Material ▸
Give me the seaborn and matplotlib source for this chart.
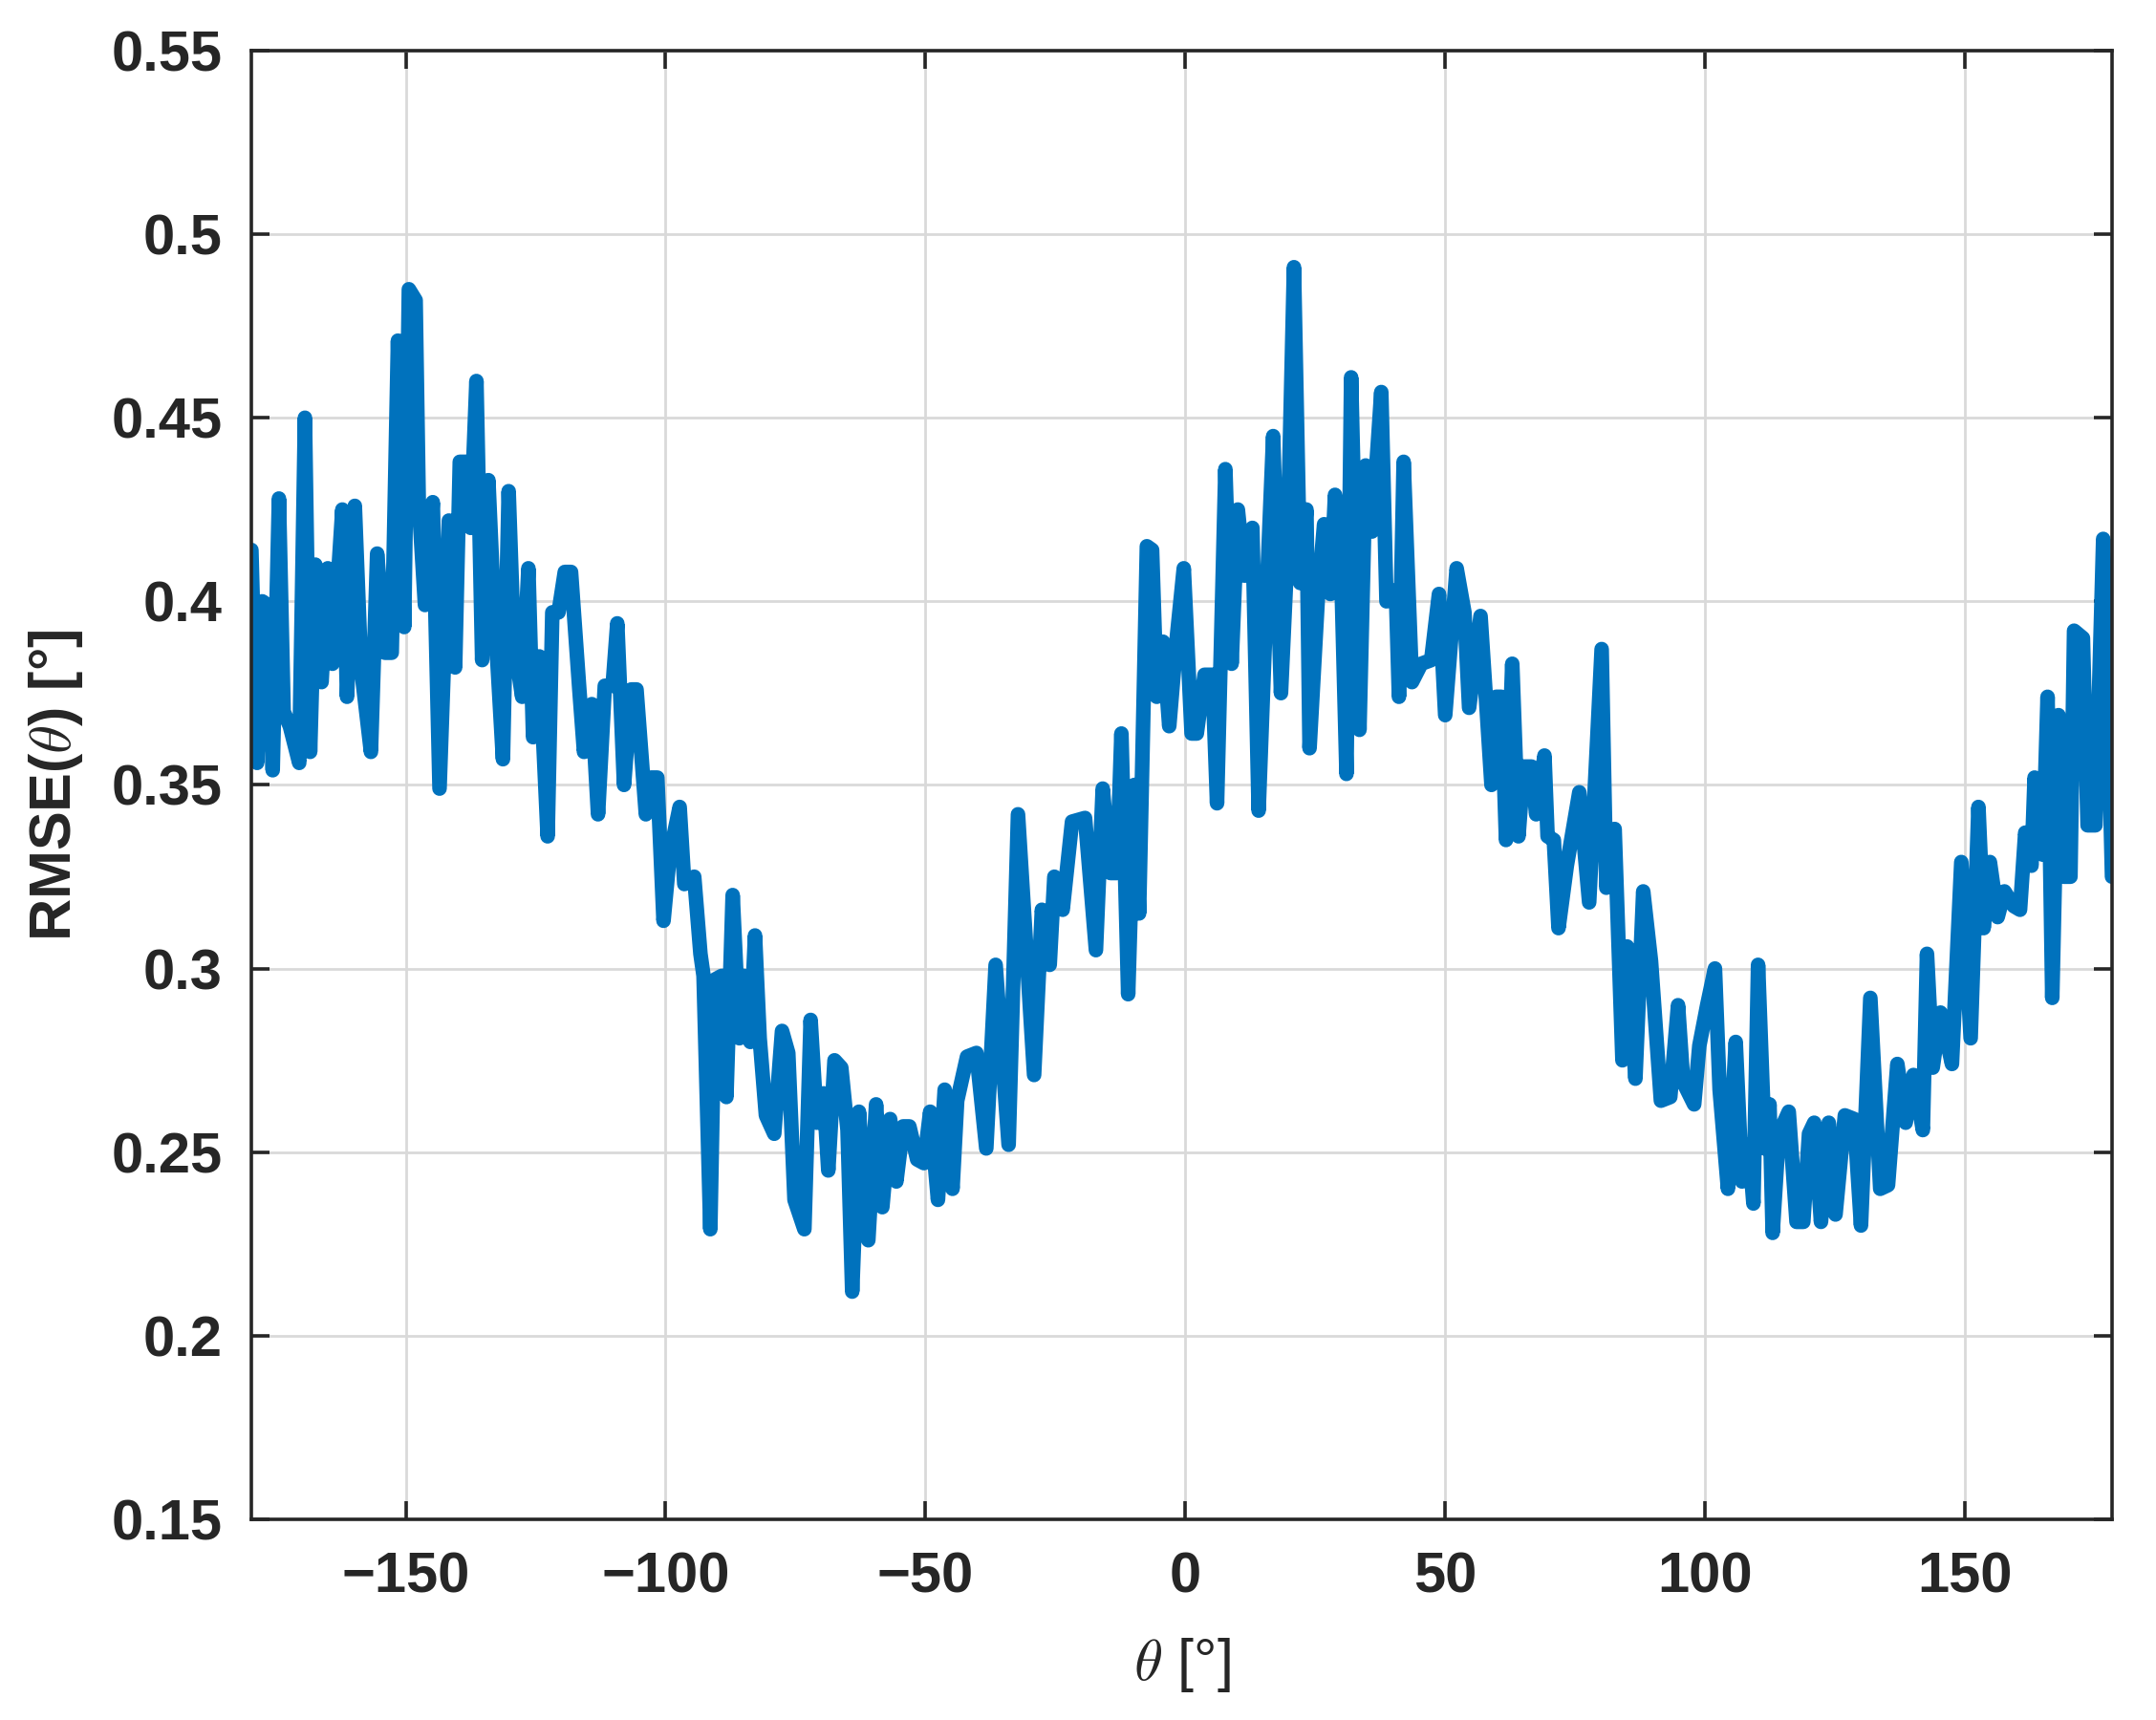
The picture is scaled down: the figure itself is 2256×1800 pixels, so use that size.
import numpy as np
import pandas as pd
import seaborn as sns
import matplotlib.pyplot as plt

# angle in degrees
theta = [
    -179.7, -178.6, -177.6, -176.6, -175.6, -174.4, -173.5, -172.3, -170.5, -169.4,
    -168.4, -167.4, -166.2, -165.0, -164.1, -162.2, -161.3, -159.8, -158.6, -156.7,
    -155.5, -154.0, -152.7, -151.5, -150.3, -149.4, -148.1, -147.5, -146.3, -144.8,
    -143.5, -141.7, -140.5, -139.6, -138.3, -137.5, -136.4, -135.3, -134.1, -133.2,
    -131.3, -130.2, -129.2, -127.6, -126.4, -125.5, -124.3, -122.7, -121.8, -120.6,
    -119.4, -118.2, -116.6, -115.7, -114.2, -113.0, -111.7, -110.2, -109.3, -108.0,
    -106.6, -105.6, -103.8, -102.8, -101.6, -100.4, -99.2, -97.3, -96.4, -94.5,
    -93.3, -92.7, -91.4, -90.5, -89.2, -88.3, -87.1, -85.8, -84.9, -83.7,
    -82.8, -81.9, -80.7, -79.1, -77.6, -76.4, -75.2, -73.3, -72.1, -70.9,
    -69.6, -68.7, -67.5, -66.2, -65.0, -64.1, -62.8, -61.0, -59.5, -58.3,
    -56.8, -55.6, -54.3, -53.1, -51.6, -50.3, -49.1, -47.6, -46.3, -44.8,
    -43.9, -42.0, -40.2, -38.3, -36.5, -34.0, -32.2, -29.1, -27.6, -26.1,
    -25.2, -23.6, -21.8, -19.3, -17.2, -15.9, -14.4, -13.2, -12.3, -11.0,
    -9.8, -8.9, -7.4, -6.4, -5.5, -4.3, -3.1, -1.8, -0.3, 1.2,
    2.2, 3.7, 5.2, 6.1, 7.7, 8.9, 10.1, 11.4, 12.9, 14.1,
    15.7, 16.9, 18.4, 19.6, 20.9, 22.1, 23.3, 23.9, 25.5, 26.7,
    27.9, 28.8, 30.1, 31.0, 31.9, 33.5, 34.7, 35.9, 37.7, 38.7,
    40.5, 41.1, 42.0, 43.6, 45.4, 47.3, 48.8, 50.0, 52.2, 53.7,
    54.6, 56.8, 58.0, 58.9, 59.8, 60.8, 61.7, 62.9, 64.1, 65.1,
    66.6, 67.5, 69.1, 69.7, 70.9, 71.8, 73.4, 75.8, 77.7, 80.1,
    81.0, 82.6, 84.1, 85.0, 86.6, 88.1, 89.6, 91.5, 93.3, 94.8,
    95.8, 97.9, 98.9, 100.4, 101.9, 102.8, 104.4, 105.9, 107.1, 108.4,
    109.3, 110.2, 111.5, 112.4, 113.0, 114.2, 116.1, 117.6, 118.9, 120.0,
    121.0, 122.3, 123.8, 125.1, 126.9, 128.7, 130.0, 131.8, 133.7, 135.2,
    137.0, 138.6, 140.1, 141.9, 142.7, 143.8, 145.3, 147.5, 149.3, 151.1,
    152.6, 153.6, 154.8, 156.3, 157.6, 159.4, 160.6, 161.6, 162.8, 163.4,
    165.0, 165.9, 166.8, 168.0, 169.0, 170.3, 171.0, 172.7, 173.6, 175.1,
    176.6, 177.5, 178.3,
]

rmse = [
    0.414, 0.356, 0.400, 0.399, 0.354, 0.428, 0.370, 0.366, 0.356, 0.450,
    0.359, 0.410, 0.378, 0.409, 0.383, 0.425, 0.374, 0.426, 0.382, 0.359,
    0.413, 0.386, 0.386, 0.471, 0.393, 0.485, 0.482, 0.427, 0.399, 0.427,
    0.349, 0.422, 0.382, 0.438, 0.438, 0.420, 0.460, 0.384, 0.433, 0.404,
    0.357, 0.430, 0.389, 0.374, 0.409, 0.363, 0.385, 0.336, 0.397, 0.397,
    0.408, 0.408, 0.376, 0.359, 0.372, 0.342, 0.377, 0.377, 0.394, 0.350,
    0.376, 0.376, 0.342, 0.352, 0.352, 0.313, 0.331, 0.344, 0.323, 0.325,
    0.304, 0.298, 0.229, 0.297, 0.298, 0.265, 0.320, 0.281, 0.298, 0.280,
    0.309, 0.281, 0.260, 0.255, 0.283, 0.277, 0.237, 0.229, 0.286, 0.258,
    0.266, 0.245, 0.275, 0.273, 0.256, 0.212, 0.261, 0.226, 0.263, 0.235,
    0.259, 0.242, 0.257, 0.257, 0.248, 0.247, 0.261, 0.237, 0.267, 0.240,
    0.264, 0.276, 0.277, 0.251, 0.301, 0.252, 0.342, 0.271, 0.316, 0.301,
    0.325, 0.316, 0.340, 0.341, 0.305, 0.349, 0.326, 0.326, 0.364, 0.293,
    0.350, 0.315, 0.415, 0.414, 0.374, 0.389, 0.366, 0.388, 0.409, 0.364,
    0.364, 0.380, 0.380, 0.345, 0.436, 0.383, 0.425, 0.407, 0.420, 0.343,
    0.404, 0.445, 0.375, 0.412, 0.491, 0.405, 0.425, 0.360, 0.401, 0.421,
    0.402, 0.429, 0.402, 0.353, 0.461, 0.365, 0.437, 0.419, 0.457, 0.400,
    0.403, 0.374, 0.438, 0.378, 0.383, 0.384, 0.402, 0.369, 0.409, 0.397,
    0.371, 0.396, 0.370, 0.350, 0.374, 0.374, 0.335, 0.383, 0.336, 0.355,
    0.355, 0.342, 0.358, 0.336, 0.335, 0.311, 0.328, 0.348, 0.318, 0.387,
    0.322, 0.338, 0.275, 0.306, 0.270, 0.321, 0.302, 0.264, 0.265, 0.290,
    0.269, 0.263, 0.279, 0.290, 0.300, 0.267, 0.240, 0.280, 0.242, 0.252,
    0.236, 0.301, 0.251, 0.263, 0.228, 0.255, 0.261, 0.231, 0.231, 0.255,
    0.258, 0.231, 0.258, 0.233, 0.260, 0.259, 0.230, 0.292, 0.240, 0.241,
    0.274, 0.258, 0.271, 0.256, 0.304, 0.273, 0.288, 0.274, 0.329, 0.281,
    0.344, 0.311, 0.329, 0.314, 0.321, 0.317, 0.316, 0.337, 0.328, 0.352,
    0.331, 0.374, 0.292, 0.369, 0.325, 0.325, 0.392, 0.390, 0.339, 0.339,
    0.417, 0.372, 0.325,
]

x_ticks = [-150, -100, -50, 0, 50, 100, 150]
x_tick_labels = ['\u2212150', '\u2212100', '\u221250', '0', '50', '100', '150']
y_ticks = [0.15, 0.2, 0.25, 0.3, 0.35, 0.4, 0.45, 0.5, 0.55]
y_tick_labels = ['0.15', '0.2', '0.25', '0.3', '0.35', '0.4', '0.45', '0.5', '0.55']

sns.set_style("whitegrid")
plt.rcParams['font.family'] = ['Liberation Sans', 'DejaVu Sans']
plt.rcParams['mathtext.fontset'] = 'cm'

data = pd.DataFrame({'theta': theta, 'rmse': rmse})

dark = '#262626'
fig = plt.figure(figsize=(11.28, 9), dpi=200)
ax = fig.add_axes([0.1166, 0.1167, 0.8630, 0.8539])
sns.lineplot(x='theta', y='rmse', data=data, ax=ax, color='#0072BD',
             linewidth=5.5, errorbar=None)

ax.set_xlim(-179.7, 178.3)
ax.set_ylim(0.15, 0.55)
ax.set_xticks(x_ticks)
ax.set_xticklabels(x_tick_labels)
ax.set_yticks(y_ticks)
ax.set_yticklabels(y_tick_labels)

ax.grid(True, color='#d9d9d9', linewidth=1.0)
ax.set_axisbelow(True)
for side in ['left', 'right', 'top', 'bottom']:
    ax.spines[side].set_color(dark)
    ax.spines[side].set_linewidth(1.3)
    ax.spines[side].set_visible(True)

ax.tick_params(axis='both', direction='in', length=7, width=1.3, colors=dark,
               labelsize=21.5, top=True, right=True, bottom=True, left=True)
ax.tick_params(axis='x', pad=12)
ax.tick_params(axis='y', pad=11)
for lbl in ax.get_xticklabels() + ax.get_yticklabels():
    lbl.set_fontweight('bold')
    lbl.set_color(dark)

ax.set_xlabel(r'$\theta$ [°]', fontsize=22, color=dark, va='center')
ax.xaxis.set_label_coords(0.5, -0.0995)
ax.set_ylabel(r'RMSE($\theta$) [°]', fontsize=22, fontweight='bold', color=dark,
              va='center')
ax.yaxis.set_label_coords(-0.1053, 0.5)

fig.savefig('out.png', dpi=200)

Exercise ▸ Only the lines from the top of the data through the line with "import matplotlib.pyplot as plt" should be quoted, exactly and with both ends kept; skip the pictures.

Result of the exercise ▸
Give me the seaborn and matplotlib source for this chart.
The picture is scaled down: the figure itself is 2256×1800 pixels, so use that size.
import numpy as np
import pandas as pd
import seaborn as sns
import matplotlib.pyplot as plt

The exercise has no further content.